Dollar moves have proved influential of late in determining immediate interest for bullion from foreign investors.
But the bleak jobs data and other mixed economic indicators have highlighted gold's core appeal as a harbour from risk.
Analysts said gold was being supported by increased demand from retail investors, but also persisting questions about the world economy's ability to right itself in coming months.
"This is typical of the situation which you get when the economy is bottoming out: the data is mixed, there is no clear trend, and you have questions about the pace and sustainability of economic recovery leading some investors back into gold," said Peter Fertig, analyst at Quantitative Commodities Research.
"Retail investors are most likely spooked by what they read in internet forums, that inflation is around the corner and they should buy gold, but that would only be a risk if the economy gained momentum very quickly," he added.
Bearish sentiment in the wake of weak unemployment data from the United States and Europe weighed on other commodities, dragging crude below $67 per barrel.
Analysts said a combination of persistent worries -- from quantitative easing to Chinese remarks about currency reserve diversification -- would keep the dollar under pressure in months ahead and provide a backbone of support for gold.

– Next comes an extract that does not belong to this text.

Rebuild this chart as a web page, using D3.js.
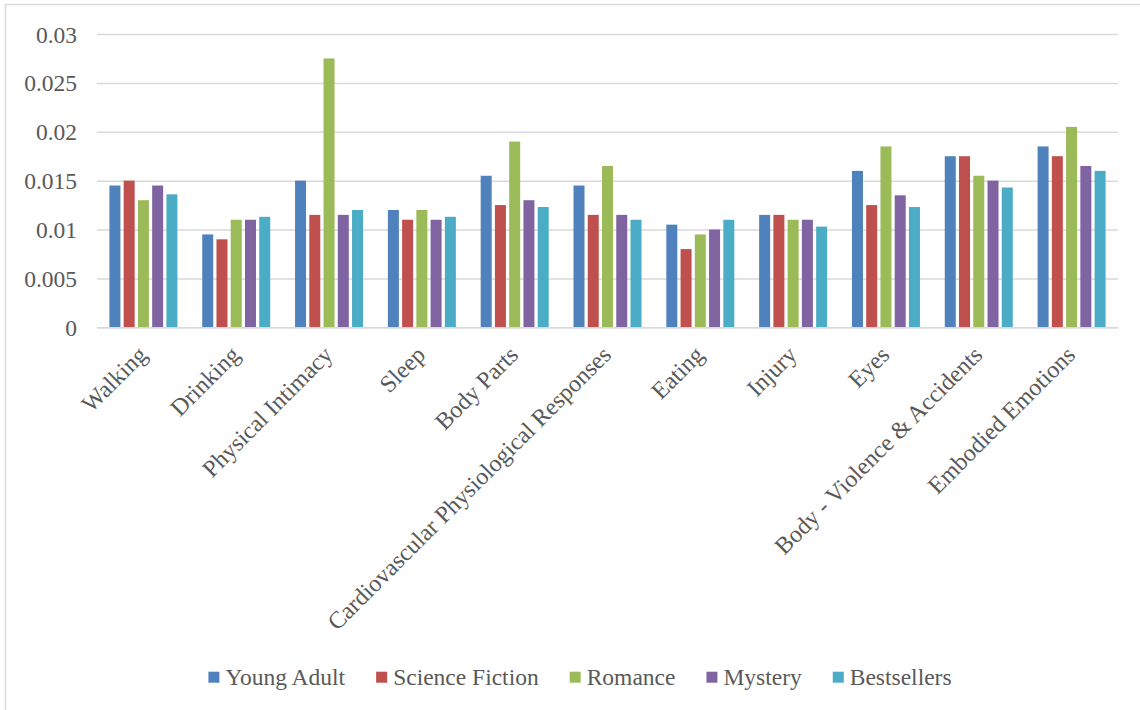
<!DOCTYPE html>
<html>
<head>
<meta charset="utf-8">
<script src="https://cdn.jsdelivr.net/npm/d3@7"></script>
<style>
  html, body { margin: 0; padding: 0; background: #fff; }
  svg { display: block; }
  text { font-family: "Liberation Serif", "Times New Roman", serif; fill: #595959; }
</style>
</head>
<body>
<svg id="chart" width="1140" height="710"></svg>
<script>
// Embodiment term frequencies by genre
const categories = [
  "Walking", "Drinking", "Physical Intimacy", "Sleep", "Body Parts",
  "Cardiovascular Physiological Responses", "Eating", "Injury", "Eyes",
  "Body - Violence & Accidents", "Embodied Emotions"
];
const seriesNames = ["Young Adult", "Science Fiction", "Romance", "Mystery", "Bestsellers"];
const youngAdult     = [0.0145, 0.0095, 0.0150, 0.0120, 0.0155, 0.0145, 0.0105, 0.0115, 0.0160, 0.0175, 0.0185];
const scienceFiction = [0.0150, 0.0090, 0.0115, 0.0110, 0.0125, 0.0115, 0.0080, 0.0115, 0.0125, 0.0175, 0.0175];
const romance        = [0.0130, 0.0110, 0.0275, 0.0120, 0.0190, 0.0165, 0.0095, 0.0110, 0.0185, 0.0155, 0.0205];
const mystery        = [0.0145, 0.0110, 0.0115, 0.0110, 0.0130, 0.0115, 0.0100, 0.0110, 0.0135, 0.0150, 0.0165];
const bestsellers    = [0.0136, 0.0113, 0.0120, 0.0113, 0.0123, 0.0110, 0.0110, 0.0103, 0.0123, 0.0143, 0.0160];
const yTicks = [0, 0.005, 0.01, 0.015, 0.02, 0.025, 0.03];
const yTickLabels = ["0", "0.005", "0.01", "0.015", "0.02", "0.025", "0.03"];

const seriesValues = [youngAdult, scienceFiction, romance, mystery, bestsellers];
const colors = ["#4F81BD", "#C0504D", "#9BBB59", "#8064A2", "#4BACC6"];
const serif = '"Liberation Serif", "Times New Roman", serif';

const svg = d3.select("#chart");

// chart frame (only the top and left edges fall inside the canvas)
svg.append("rect")
  .attr("x", 5.5).attr("y", 4.5)
  .attr("width", 1200).attr("height", 800)
  .attr("fill", "none").attr("stroke", "#D9D9D9").attr("stroke-width", 1.5);

const plot = { left: 97, right: 1118, top: 34, bottom: 327.3 };

const y = d3.scaleLinear().domain([0, 0.03]).range([plot.bottom, plot.top]);
const x0 = d3.scaleBand().domain(categories).range([plot.left, plot.right]).padding(0);
const groupWidth = 68;
const x1 = d3.scaleBand().domain(seriesNames).range([0, groupWidth]).paddingInner(0.228).paddingOuter(0);
const groupOffset = (x0.bandwidth() - groupWidth) / 2;

// gridlines and y labels
const yAxis = d3.axisLeft(y)
  .tickValues(yTicks)
  .tickFormat((d, i) => yTickLabels[i])
  .tickSize(-(plot.right - plot.left))
  .tickPadding(20);
const gy = svg.append("g")
  .attr("transform", `translate(${plot.left},0)`)
  .call(yAxis)
  .attr("font-family", serif)
  .attr("font-size", 23.5);
gy.select(".domain").remove();
gy.selectAll(".tick line").attr("stroke", "#D9D9D9").attr("stroke-width", 1.5);
gy.selectAll(".tick text")
  .attr("x", 77 - plot.left)
  .attr("dy", "0.34em")
  .style("font-family", serif)
  .style("font-size", "23.5px")
  .attr("fill", "#595959");

// bars
const groups = svg.append("g").selectAll("g")
  .data(categories)
  .join("g")
  .attr("transform", d => `translate(${x0(d) + groupOffset},0)`);

groups.selectAll("rect")
  .data((c, ci) => seriesNames.map((s, si) => ({ s, si, v: seriesValues[si][ci] })))
  .join("rect")
  .attr("x", d => x1(d.s))
  .attr("y", d => y(d.v))
  .attr("width", x1.bandwidth())
  .attr("height", d => y(0) - y(d.v))
  .attr("fill", d => colors[d.si]);

// category axis
const xAxis = d3.axisBottom(x0).tickSize(0).tickPadding(0);
const gx = svg.append("g")
  .attr("transform", `translate(0,${plot.bottom})`)
  .call(xAxis)
  .attr("font-family", serif)
  .attr("font-size", 24);
gx.select(".domain").attr("stroke", "#D9D9D9").attr("stroke-width", 1.5);
gx.selectAll(".tick text")
  .attr("x", 0).attr("y", 0).attr("dy", 0)
  .attr("text-anchor", "end")
  .attr("transform", "translate(5,29) rotate(-45)")
  .style("font-family", serif)
  .style("font-size", "24px")
  .attr("fill", "#595959");

// legend
const legend = svg.append("g");
const items = legend.selectAll("g")
  .data(seriesNames)
  .join("g");
items.append("rect")
  .attr("width", 11).attr("height", 11)
  .attr("y", 671.7)
  .attr("fill", (d, i) => colors[i]);
items.append("text")
  .attr("x", 17)
  .attr("y", 685)
  .style("font-family", serif)
  .style("font-size", "23.5px")
  .text(d => d);

let cursor = 0;
items.each(function () {
  const g = d3.select(this);
  const w = g.select("text").node().getComputedTextLength();
  g.attr("transform", `translate(${cursor},0)`);
  cursor += 17 + w + 31;
});
const legendWidth = cursor - 31;
legend.attr("transform", `translate(${580 - legendWidth / 2},0)`);
</script>
</body>
</html>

"Part of the reason gold's retreat was tempered really has to do with the limited upside to which the dollar is gaining," said Ashraf Laidi, an analyst at CMC markets.
"This is partially due to worries about quantitative easing and these Chinese rumblings about diversification," he added.
U.S. gold futures for August delivery rose 0.1 percent to $932.60 per ounce, compared with $931.00 on the COMEX division of the New York Mercantile Exchange.
While investor interest in gold appeared stable, physical demand was lagging.
The world's largest gold-backed exchange-traded fund, the SPDR Gold Trust , said holdings were 1,120.55 tonnes as of July 2, unchanged from the previous business day.
Holdings in gold by ETF Securities, which reflect retail appetite for bullion, dropped by 12,543.53 ounces as of July 2, according to a daily report from the company.
Indian data showed the country's gold imports stood at about 59.8 tonnes in the first six months this year, down 57 percent from the same period last year. India's gold imports in June were likely around 8 to 10 tonnes, down 24 tonnes from the same month a year ago, a senior official from Bombay Bullion Association said this week.
In other precious metals, spot silver inched up to $13.43 per troy ounce versus $13.41 previously, platinum stood at $1,186.50 from $1,181.50, while palladium was at $248.00 from $249.00.